Functionally, there is nothing to differentiate data vs features - data points (link). Where feature engineering and data engineering really differ is in the objectives and motivations for constructing the pipelines. In general, data engineering serves a broader, more unified purpose than feature engineering. Data engineering platforms are constructed to be flexible and universal, ingesting various types and sources of data into a unified storage location where any number of transformations and use cases can be applied. The intent of a well constructed fact table or gold layer in a data lake is to provide a single source of truth that answers many different questions, produces many reports, and can be consumed by many downstream customers.

2. Practise

And in practice, an organization’s data engineering team will be responsible for the curation and maintenance of all data pipelines, not just those that relate to machine learning.
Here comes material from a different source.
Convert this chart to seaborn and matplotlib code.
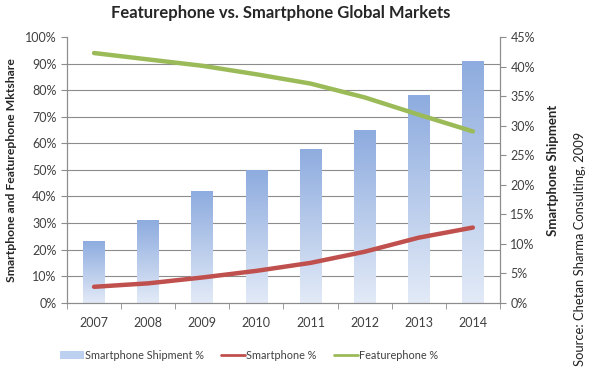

These pipelines may power BI dashboards used by C-Suite, auditing reports that feed payroll, or event logs that show a user’s history of actions within the application.

Feature engineering, on the other hand, serves a specific purpose, finding the tailored inputs and columns that will generate the best predictive results for a machine learning model. Data scientists and machine learning engineers are not tasked with developing a universal data model that will ingest all data points throughout an organization, they just need to select, curate, and clean the data needed to power their models.

3. Machine learning

Now, as machine learning teams grow and begin to incorporate more and more data sources into their models, their feature engineering platform may start to resemble a larger data engineering platform in the tools and methodologies they employ. But, the intent is not to establish flexible data models that can be used throughout the organization - it is simply to power their machine learning models.